The US will cap refugee admissions at 30,000 in 2019, a 33% drop from 2018’s record-low ceiling of 45,000.

Pompeo said the number should not be considered as “the sole barometer” of the US’ commitment to humanitarian efforts around the world, adding that the US would “focus on the humanitarian protection cases of those already in the country.”

As evidence, Pompeo cited the number of asylum applications expected next year, saying the US will process up to 280,000 such applications in 2019.

“The ultimate goal is the best possible care and safety of these people in need, and our approach is designed to achieve this noble objective,” Pompeo said. “We are and continue to be the most generous nation in the world.”

Asylum and refugee protections are designed on similar grounds to protect immigrants who are being persecuted.
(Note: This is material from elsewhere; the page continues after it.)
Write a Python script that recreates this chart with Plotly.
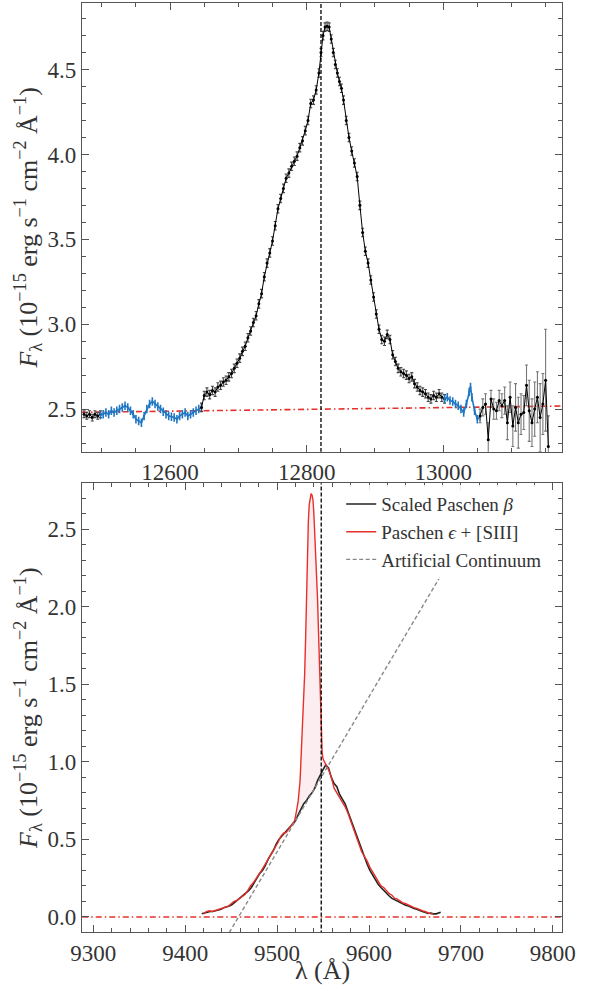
import plotly.graph_objects as go

# ---------------- Top panel data (Paschen beta region) ----------------
wl_a = [12474, 12478, 12482, 12486, 12490, 12494, 12498]
fl_a = [2.47, 2.46, 2.47, 2.45, 2.47, 2.46, 2.47]
er_a = [0.02, 0.02, 0.02, 0.02, 0.02, 0.02, 0.02]

wl_b = [12498, 12502, 12506, 12510, 12514, 12518, 12522, 12526, 12530, 12534,
        12538, 12542, 12546, 12550, 12554, 12558, 12562, 12566, 12570, 12574,
        12578, 12582, 12586, 12590, 12594, 12598, 12602, 12606, 12610, 12614,
        12618, 12622, 12626, 12630, 12634, 12638, 12642, 12646]
fl_b = [2.465, 2.47, 2.48, 2.47, 2.49, 2.48, 2.49, 2.50, 2.51, 2.52,
        2.51, 2.49, 2.47, 2.44, 2.43, 2.42, 2.46, 2.50, 2.53, 2.545,
        2.53, 2.515, 2.50, 2.485, 2.47, 2.46, 2.455, 2.45, 2.44, 2.46,
        2.47, 2.48, 2.46, 2.47, 2.48, 2.49, 2.50, 2.51]
er_b = [0.025] * len(wl_b)

wl_c = [12646, 12650, 12654, 12658, 12662, 12666, 12670, 12674, 12678, 12682,
        12686, 12690, 12694, 12698, 12702, 12706, 12710, 12714, 12718, 12722,
        12726, 12730, 12734, 12738, 12742, 12746, 12750, 12754, 12758, 12762,
        12766, 12770, 12774, 12778, 12782, 12786, 12790, 12794, 12798, 12802,
        12806, 12810, 12814, 12818, 12821, 12824, 12827, 12830, 12833, 12836,
        12839, 12842, 12845, 12848, 12851, 12854, 12858, 12862, 12866, 12870,
        12874, 12878, 12882, 12886, 12890, 12894, 12898, 12902, 12906, 12910,
        12914, 12918, 12922, 12926, 12930, 12934, 12938, 12942, 12946, 12950,
        12954, 12958, 12962, 12966, 12970, 12974, 12978, 12982, 12986, 12990,
        12994, 12998, 13002]
fl_c = [2.51, 2.58, 2.60, 2.585, 2.61, 2.60, 2.63, 2.64, 2.66, 2.67,
        2.69, 2.71, 2.74, 2.77, 2.80, 2.84, 2.87, 2.92, 2.96, 3.01,
        3.05, 3.12, 3.18, 3.28, 3.36, 3.42, 3.49, 3.58, 3.68, 3.74,
        3.80, 3.86, 3.89, 3.93, 3.96, 3.99, 4.04, 4.08, 4.14, 4.20,
        4.30, 4.32, 4.38, 4.48, 4.60, 4.70, 4.75, 4.755, 4.75, 4.68,
        4.60, 4.53, 4.48, 4.43, 4.39, 4.32, 4.20, 4.10, 4.02, 3.95,
        3.87, 3.70, 3.54, 3.43, 3.36, 3.26, 3.16, 3.06, 2.97, 2.91,
        2.90, 2.94, 2.91, 2.82, 2.78, 2.74, 2.72, 2.71, 2.70, 2.68,
        2.69, 2.65, 2.63, 2.61, 2.60, 2.59, 2.57, 2.56, 2.58, 2.57,
        2.59, 2.57, 2.56]
er_c = [0.025] * len(wl_c)

wl_d = [13002, 13006, 13010, 13014, 13018, 13022, 13026, 13030, 13034, 13038,
        13040, 13042, 13046, 13050, 13054]
fl_d = [2.56, 2.57, 2.55, 2.545, 2.53, 2.52, 2.50, 2.48, 2.53, 2.60,
        2.63, 2.57, 2.49, 2.44, 2.455]
er_d = [0.025] * len(wl_d)

wl_e = [13054, 13058, 13062, 13066, 13070, 13074, 13078, 13082, 13086, 13090,
        13094, 13098, 13102, 13106, 13110, 13114, 13118, 13122, 13126, 13130,
        13134, 13138, 13142, 13146, 13150, 13154]
fl_e = [2.46, 2.51, 2.53, 2.32, 2.56, 2.50, 2.49, 2.55, 2.52, 2.55,
        2.42, 2.57, 2.40, 2.51, 2.42, 2.47, 2.48, 2.64, 2.49, 2.42,
        2.50, 2.57, 2.45, 2.53, 2.67, 2.28]
er_e = [0.04, 0.05, 0.06, 0.10, 0.05, 0.06, 0.05, 0.06, 0.07, 0.08,
        0.10, 0.09, 0.12, 0.14, 0.15, 0.12, 0.10, 0.12, 0.18, 0.14,
        0.16, 0.15, 0.20, 0.18, 0.30, 0.18]

cont_top_x = [12471, 13174]
cont_top_y = [2.481, 2.518]
line_center_top = 12821

# ---------------- Bottom panel data ----------------
pb_x = [9418, 9421, 9424, 9427, 9430, 9433, 9436, 9439, 9442, 9445,
        9448, 9451, 9454, 9457, 9460, 9463, 9466, 9469, 9472, 9475,
        9478, 9481, 9484, 9487, 9490, 9493, 9496, 9499, 9502, 9505,
        9508, 9511, 9514, 9517, 9520, 9523, 9526, 9529, 9532, 9535,
        9538, 9541, 9544, 9547, 9550, 9553, 9556, 9559, 9562, 9565,
        9568, 9571, 9574, 9577, 9580, 9583, 9586, 9589, 9592, 9595,
        9598, 9601, 9604, 9607, 9610, 9613, 9616, 9619, 9622, 9625,
        9628, 9631, 9634, 9637, 9640, 9643, 9646, 9649, 9652, 9655,
        9658, 9661, 9664, 9667, 9670, 9673, 9676, 9678]
pb_y = [0.02, 0.025, 0.03, 0.035, 0.035, 0.04, 0.045, 0.05, 0.06, 0.065,
        0.07, 0.08, 0.095, 0.11, 0.125, 0.135, 0.15, 0.17, 0.19, 0.22,
        0.25, 0.28, 0.30, 0.33, 0.37, 0.40, 0.43, 0.47, 0.50, 0.52,
        0.54, 0.56, 0.58, 0.60, 0.62, 0.66, 0.70, 0.73, 0.75, 0.78,
        0.80, 0.83, 0.88, 0.92, 0.95, 0.98, 0.96, 0.90, 0.86, 0.84,
        0.79, 0.76, 0.73, 0.68, 0.63, 0.58, 0.53, 0.48, 0.43, 0.39,
        0.34, 0.30, 0.27, 0.24, 0.21, 0.19, 0.17, 0.15, 0.135, 0.12,
        0.11, 0.10, 0.09, 0.085, 0.075, 0.07, 0.06, 0.055, 0.05, 0.04,
        0.035, 0.03, 0.022, 0.025, 0.02, 0.02, 0.025, 0.03]

pe_x = [9420, 9423, 9426, 9429, 9432, 9435, 9438, 9441, 9444, 9447,
        9450, 9453, 9456, 9459, 9462, 9465, 9468, 9471, 9474, 9477,
        9480, 9483, 9486, 9489, 9492, 9495, 9498, 9501, 9504, 9507,
        9510, 9513, 9516, 9519, 9521, 9523, 9525, 9526, 9527, 9528,
        9529, 9530, 9531, 9532, 9533, 9534, 9535, 9536, 9537, 9538,
        9539, 9540, 9541, 9542, 9543, 9544, 9545, 9546, 9547, 9548,
        9549, 9550, 9552, 9554, 9556, 9559, 9562, 9565, 9568, 9571,
        9574, 9577, 9580, 9583, 9586, 9589, 9592, 9595, 9598, 9601,
        9604, 9607, 9610, 9613, 9616, 9619, 9622, 9625, 9628, 9631,
        9634, 9637, 9640, 9643, 9646, 9649, 9652, 9655, 9658, 9661,
        9664, 9667, 9670]
pe_y = [0.02, 0.035, 0.04, 0.035, 0.04, 0.045, 0.05, 0.055, 0.065, 0.07,
        0.085, 0.10, 0.105, 0.12, 0.13, 0.145, 0.17, 0.20, 0.22, 0.245,
        0.27, 0.30, 0.33, 0.36, 0.39, 0.42, 0.45, 0.48, 0.52, 0.54,
        0.545, 0.57, 0.59, 0.62, 0.68, 0.75, 0.88, 1.00, 1.12, 1.25,
        1.40, 1.57, 1.79, 2.05, 2.35, 2.55, 2.66, 2.71, 2.73, 2.72,
        2.69, 2.60, 2.48, 2.35, 2.22, 2.05, 1.85, 1.62, 1.40, 1.15,
        1.06, 1.02, 0.99, 0.97, 0.95, 0.90, 0.83, 0.80, 0.77, 0.74,
        0.71, 0.67, 0.62, 0.57, 0.52, 0.46, 0.42, 0.39, 0.36, 0.32,
        0.29, 0.26, 0.23, 0.20, 0.19, 0.17, 0.15, 0.14, 0.12, 0.115,
        0.10, 0.09, 0.085, 0.075, 0.07, 0.06, 0.055, 0.045, 0.04, 0.035,
        0.025, 0.02, 0.02]

cont_bot_x = [9448, 9678]
cont_bot_y = [-0.10, 2.20]
fill_range = [9519, 9556]
line_center_bot = 9548
zero_x = [9288, 9810]
zero_y = [0.0, 0.0]

# ---------------- Figure ----------------
FONT = "Liberation Serif"
AXC = "#555555"
TXT = "#333333"
RED = "#e8302a"
BLUE = "#1f77c4"

fig = go.Figure()

fig.add_trace(go.Scatter(x=cont_top_x, y=cont_top_y, mode="lines",
                         line=dict(color=RED, width=1.6, dash="6px,3px,1.5px,3px"),
                         showlegend=False, xaxis="x", yaxis="y"))

def seg(wl, fl, er, color, ecol, lw, ms, cap, eth):
    fig.add_trace(go.Scatter(x=wl, y=fl, mode="lines+markers",
                             line=dict(color=color, width=lw),
                             marker=dict(color=color, size=ms),
                             error_y=dict(type="data", array=er, color=ecol,
                                          thickness=eth, width=cap),
                             showlegend=False, xaxis="x", yaxis="y"))

seg(wl_a, fl_a, er_a, "black", "#444444", 1, 3, 1.5, 1.1)
seg(wl_b, fl_b, er_b, BLUE, BLUE, 1.6, 2, 0, 1.6)
seg(wl_c, fl_c, er_c, "black", "#444444", 1, 3, 1.5, 1.1)
seg(wl_d, fl_d, er_d, BLUE, BLUE, 1.6, 2, 0, 1.6)
seg(wl_e, fl_e, er_e, "black", "#777777", 1, 3, 1.5, 1.1)

fig.add_trace(go.Scatter(x=[line_center_top, line_center_top], y=[2.0, 5.0], mode="lines",
                         line=dict(color="black", width=1.3, dash="4px,2px"),
                         showlegend=False, xaxis="x", yaxis="y"))

# bottom panel
fx_r = [x for x in pe_x if fill_range[0] <= x <= fill_range[1]]
fy_r = [y for x, y in zip(pe_x, pe_y) if fill_range[0] <= x <= fill_range[1]]
fx_b = [x for x in pb_x if fill_range[0] <= x <= fill_range[1]]
fy_b = [y for x, y in zip(pb_x, pb_y) if fill_range[0] <= x <= fill_range[1]]
fig.add_trace(go.Scatter(x=fx_r + fx_b[::-1], y=fy_r + fy_b[::-1], mode="lines",
                         fill="toself", fillcolor="rgba(235,150,160,0.16)",
                         line=dict(width=0), showlegend=False,
                         xaxis="x2", yaxis="y2", hoverinfo="skip"))

fig.add_trace(go.Scatter(x=zero_x, y=zero_y, mode="lines",
                         line=dict(color=RED, width=1.6, dash="6px,3px,1.5px,3px"),
                         showlegend=False, xaxis="x2", yaxis="y2"))
fig.add_trace(go.Scatter(x=pb_x, y=pb_y, mode="lines", name="Scaled Paschen <i>β</i>",
                         line=dict(color="#222222", width=1.6),
                         xaxis="x2", yaxis="y2"))
fig.add_trace(go.Scatter(x=pe_x, y=pe_y, mode="lines", name="Paschen <i>ϵ</i> + [SIII]",
                         line=dict(color=RED, width=1.4),
                         xaxis="x2", yaxis="y2"))
fig.add_trace(go.Scatter(x=cont_bot_x, y=cont_bot_y, mode="lines", name="Artificial Continuum",
                         line=dict(color="#888888", width=1.4, dash="4px,2.5px"),
                         xaxis="x2", yaxis="y2"))
fig.add_trace(go.Scatter(x=[line_center_bot, line_center_bot], y=[-0.5, 3.0], mode="lines",
                         line=dict(color="black", width=1.3, dash="4px,2px"),
                         showlegend=False, xaxis="x2", yaxis="y2"))

ytitle = ("<i>F</i><sub>λ</sub> (10<sup>−15</sup> erg s<sup>−1</sup> "
          "cm<sup>−2</sup> Å<sup>−1</sup>)")

TICKSIZE = 23
TITLESIZE = 26

def ax_common():
    return dict(showline=True, linecolor=AXC, linewidth=1.3, mirror="ticks",
                ticks="inside", ticklen=7, tickwidth=1.1, tickcolor=AXC,
                showgrid=False, zeroline=False, automargin=False,
                tickfont=dict(family=FONT, size=TICKSIZE, color=TXT))

fig.update_layout(
    width=593, height=991,
    margin=dict(l=82, r=31, t=3, b=59),
    paper_bgcolor="white", plot_bgcolor="white",
    font=dict(family=FONT, color=TXT),
    xaxis=dict(**ax_common(), range=[12471, 13174], dtick=200, tick0=12600,
               tickformat="d", domain=[0, 1], anchor="y",
               minor=dict(dtick=50, tick0=12600, ticklen=4, ticks="inside", tickcolor=AXC)),
    yaxis=dict(**ax_common(), range=[2.249, 4.892], dtick=0.5, tick0=2.5,
               tickformat=".1f", domain=[0.517, 1.0], anchor="x",
               title=dict(text=ytitle, font=dict(family=FONT, size=TITLESIZE, color=TXT), standoff=2),
               minor=dict(dtick=0.1, tick0=2.5, ticklen=4, ticks="inside", tickcolor=AXC)),
    xaxis2=dict(**ax_common(), range=[9287.7, 9810], dtick=100, tick0=9300,
                tickformat="d", domain=[0, 1], anchor="y2",
                minor=dict(dtick=20, tick0=9300, ticklen=4, ticks="inside", tickcolor=AXC)),
    yaxis2=dict(**ax_common(), range=[-0.097, 2.796], dtick=0.5, tick0=0,
                tickformat=".1f", domain=[0.0, 0.483], anchor="x2",
                title=dict(text=ytitle, font=dict(family=FONT, size=TITLESIZE, color=TXT), standoff=2),
                minor=dict(dtick=0.1, tick0=0, ticklen=4, ticks="inside", tickcolor=AXC)),
    legend=dict(x=0.54, y=0.481, xref="paper", yref="paper", xanchor="left", yanchor="top",
                bgcolor="rgba(255,255,255,0.85)", borderwidth=0,
                font=dict(family=FONT, size=19, color=TXT), tracegroupgap=0),
    showlegend=True,
    annotations=[dict(text="λ (Å)", xref="paper", yref="paper", x=0.5, y=-0.041,
                      xanchor="center", yanchor="middle", showarrow=False,
                      font=dict(family=FONT, size=TITLESIZE, color=TXT))],
)

fig.write_html("out.html", config={"displayModeBar": False},
               post_script="document.body.style.margin='0px';document.body.style.overflow='hidden';")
Refugee protections are granted to immigrants who are still abroad, whereas asylum is reserved for immigrants who have already arrived on US soil.

There is no cap on asylum numbers, and in recent years, roughly 20,000 to 25,000 asylum seekers have been granted protections annually, according to the latest available government statistics.

There are two resource and funding streams each for refugees and asylum cases.

Refugee resettlement agencies, immigrant rights groups and religious leaders had been pushing for the administration to increase the cap, noting that the number of refugees who need help around the world is larger than ever.

Last year, officials lowered the cap to 45,000, a dramatic decrease from the ceiling of 110,000 that President Barack Obama’s administration had set for the 2017 fiscal year.

Monday’s announcement was met with swift condemnation from refugee resettlement organizations.

“The United States is not only abdicating humanitarian leadership and responsibility-sharing in response to the worst global displacement and refugee crisis since World War II, but compromising critical strategic interests and reneging on commitments to allies and vulnerable populations,” the International Rescue Committee said.

But immigration hardliners and the administration have sought to curtail to the growing number of asylum claims each year, driven in large part by immigrants arriving at the southern border.

The number announced Monday reflects a compromise between hardliners in the Trump administration, such as Stephen Miller, who favored capping the ceiling at 20,000, and Pompeo, national security adviser John Bolton and US ambassador to the UN Nikki Haley, who argued to keep it at 45,000, according to several senior administration officials.

Miller personally has lobbied cabinet officials to support the President’s desires to focus on border security, officials told CNN, and the issue was discussed at a secret Principals Committee meeting on Friday.

Hundreds of thousands of asylum applications are pending between the immigration courts, run by the Department of Justice, and applications to US Citizenship and Immigration Services, run by the Department of Homeland Security.

Depending on how a person is applying for asylum, and where in the process the application is, the case could be pending before either body.